The public will be invited to attend the conference. A call for papers will be issued.
Activities: Conference on evaluating forest sustainability in the South
Completion Date: November, 2000
Phase IV: -- Analyzing the Data, Releasing Findings, Taking a Closer Look at Selected Southern Forests With an Examination of Sub-regional Areas
The Fourth phase will begin the conclusion of the Assessment. The Team will complete data analysis and disclose findings about the conditions and trends in southern forests and general prognosis about their status. At the conclusion of this phase, a final report will be issued.
Following choice of sub-regional areas to be evaluated, Team members will craft work plans for each. Depending on the time needed to conduct them, these analyses could, and likely will conclude some months after the general report of the Southern Forest Resource Assessment is completed.
Proposed Citizen Participation in Phase IV
1. Team Develops Work Plan for Each Sub- Regional Focus Area. Public is given opportunity to review work plans.
Date: November -January 2001
* Note: The work plan will include estimated completion date. Based on the work plan's specified schedules, findings will be released for each individual area upon completion.
2. Public Review and Comment on Draft Report Following internal agency review, the Assessment Report will be reviewed by a variety of external subject experts and the general public. Comments will be considered when finalizing the Assessment report.

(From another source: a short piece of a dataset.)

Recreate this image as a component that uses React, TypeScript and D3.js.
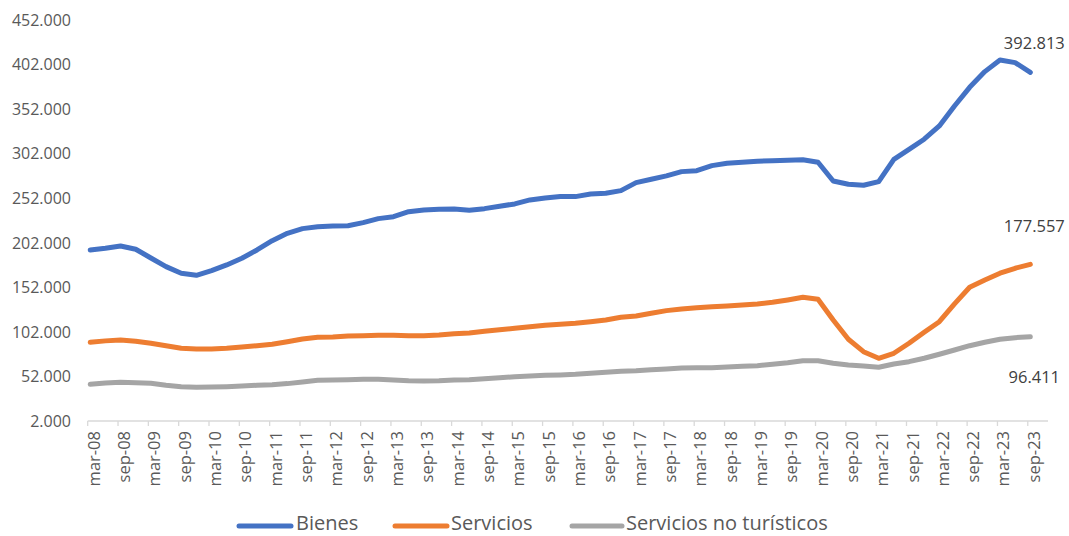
import React from "react";
import * as d3 from "d3";

const W = 1069;
const H = 536;

// Quarterly categories mar-08 .. sep-23
const years = d3.range(8, 24).map((y) => String(y).padStart(2, "0"));
const quarterNames = ["mar", "jun", "sep", "dic"];
const categories: string[] = [];
years.forEach((y) => quarterNames.forEach((m) => categories.push(`${m}-${y}`)));
categories.splice(63);

// Values in thousands
const bienes = [
  193.7, 195.6, 198.2, 194.5, 184.7, 175, 167.5, 165.3, 170.5, 176.9, 184.4, 193.7,
  204.1, 212.4, 217.6, 219.8, 220.6, 220.9, 224.3, 228.8, 231, 236.6, 238.5, 239.3,
  239.6, 238.2, 240, 242.7, 245.3, 249.8, 252, 253.5, 253.5, 256.5, 257.3, 260.2,
  269.2, 273, 276.7, 281.5, 282.6, 288.2, 290.9, 292, 293.1, 293.8, 294.3, 294.9,
  292, 271, 267.3, 266.2, 270.3, 295.3, 306.5, 317.8, 332.7, 355, 376, 393.6,
  406.7, 403.7, 392.813,
];
const servicios = [
  90.2, 91.8, 92.8, 91.3, 89.1, 86.4, 83.5, 82.7, 82.7, 83.5, 85, 86.4,
  88, 90.9, 93.9, 95.8, 96.2, 97.3, 97.6, 98, 98, 97.6, 97.6, 98.4,
  99.9, 100.6, 102.5, 104.3, 105.9, 107.7, 109.3, 110.4, 111.5, 113.3, 115.2, 118.2,
  119.7, 122.7, 125.7, 127.6, 129, 130.1, 130.9, 132, 133.2, 135, 137.7, 140.7,
  138.4, 115.2, 93.6, 79.7, 72.3, 77.9, 89.1, 101.4, 113.3, 133.2, 151.9, 160,
  167.6, 173.2, 177.557,
];
const noTuristicos = [
  43.1, 44.6, 45.4, 45, 44.2, 42, 40.5, 39.8, 40.1, 40.5, 41.2, 42,
  42.7, 43.9, 45.7, 47.6, 48, 48.3, 48.7, 48.7, 48, 47.2, 46.8, 47.2,
  48, 48.3, 49.4, 50.5, 51.7, 52.4, 53.2, 53.6, 54.3, 55.5, 56.6, 57.7,
  58.4, 59.5, 60.3, 61.4, 61.6, 61.8, 62.5, 63.3, 64, 65.6, 67.4, 69.6,
  69.6, 66.7, 64.8, 63.7, 62.2, 65.9, 68.5, 72.3, 76.8, 81.6, 86.4, 90.2,
  93.6, 95.4, 96.411,
];

const yTicks = [2, 52, 102, 152, 202, 252, 302, 352, 402, 452];
const xTickLabels = categories.filter((_, i) => i % 2 === 0);

const seriesNames = ["Bienes", "Servicios", "Servicios no turísticos"];
const seriesColors = ["#4472C4", "#ED7D31", "#A5A5A5"];
const lastLabels = ["392.813", "177.557", "96.411"];

const FONT = "'Open Sans', 'Noto Sans', sans-serif";
const TXT = "#595959";

export default function App() {
  const x = d3.scaleLinear().domain([0, 190]).range([87.7, 1048]);
  const y = d3.scaleLinear().domain([2, 452]).range([421, 19.5]);
  const xPt = (i: number) => x(3 * i + 0.5);

  const line = d3
    .line<number>()
    .x((_, i) => xPt(i))
    .y((d) => y(d));

  const allSeries = [bienes, servicios, noTuristicos];
  const labelOffsets = [-30, -39, 40];

  const legendItems = [
    { x1: 239, x2: 291, tx: 296 },
    { x1: 395, x2: 447, tx: 451 },
    { x1: 572, x2: 622, tx: 626 },
  ];

  return (
    <svg
      width={W}
      height={H}
      style={{ position: "absolute", left: 0, top: 0, background: "#fff" }}
      fontFamily={FONT}
    >
      <rect x={0} y={0} width={W} height={H} fill="#fff" />
      {/* Y axis labels */}
      {yTicks.map((t) => (
        <text
          key={t}
          x={71}
          y={y(t)}
          textAnchor="end"
          dominantBaseline="central"
          fontSize={16}
          fill={TXT}
        >
          {`${t}.000`}
        </text>
      ))}
      {/* X axis */}
      <line x1={x(0)} x2={x(190)} y1={421} y2={421} stroke="#D9D9D9" strokeWidth={1.3} />
      {xTickLabels.map((lab, k) => (
        <g key={lab}>
          <line
            x1={x(6 * k)}
            x2={x(6 * k)}
            y1={421}
            y2={426}
            stroke="#D9D9D9"
            strokeWidth={1.3}
          />
          <text
            transform={`translate(${x(6 * k + 0.5) + 3},${431}) rotate(-90)`}
            textAnchor="end"
            dominantBaseline="central"
            fontSize={16.5}
            fill={TXT}
          >
            {lab}
          </text>
        </g>
      ))}
      {/* Lines */}
      {allSeries.map((s, si) => (
        <path
          key={si}
          d={line(s) || ""}
          fill="none"
          stroke={seriesColors[si]}
          strokeWidth={5}
          strokeLinejoin="round"
          strokeLinecap="round"
        />
      ))}
      {/* End labels */}
      {allSeries.map((s, si) => (
        <text
          key={si}
          x={xPt(s.length - 1) + 4}
          y={y(s[s.length - 1]) + labelOffsets[si]}
          textAnchor="middle"
          dominantBaseline="central"
          fontSize={16.5}
          fill="#404040"
        >
          {lastLabels[si]}
        </text>
      ))}
      {/* Legend */}
      {seriesNames.map((n, i) => (
        <g key={n}>
          <line
            x1={legendItems[i].x1}
            x2={legendItems[i].x2}
            y1={526}
            y2={526}
            stroke={seriesColors[i]}
            strokeWidth={5}
            strokeLinecap="round"
          />
          <text
            x={legendItems[i].tx}
            y={530}
            fontSize={20}
            fill={TXT}
          >
            {n}
          </text>
        </g>
      ))}
    </svg>
  );
}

Products: Draft Assessment Report
Completion Date (Draft): March 2001
Completion Date (30 day Review): April 2000
3. Final Report Preparation: When the analysis for the regional Assessment has been completed and citizen input has been considered, the results will be compiled and reports will be finalized. Three major products are envisioned: 1) the Assessment report which will address each of the assessment questions, 2) data sets used to conduct the analyses, and 3) proceedings from the conference on evaluating sustainability in the South.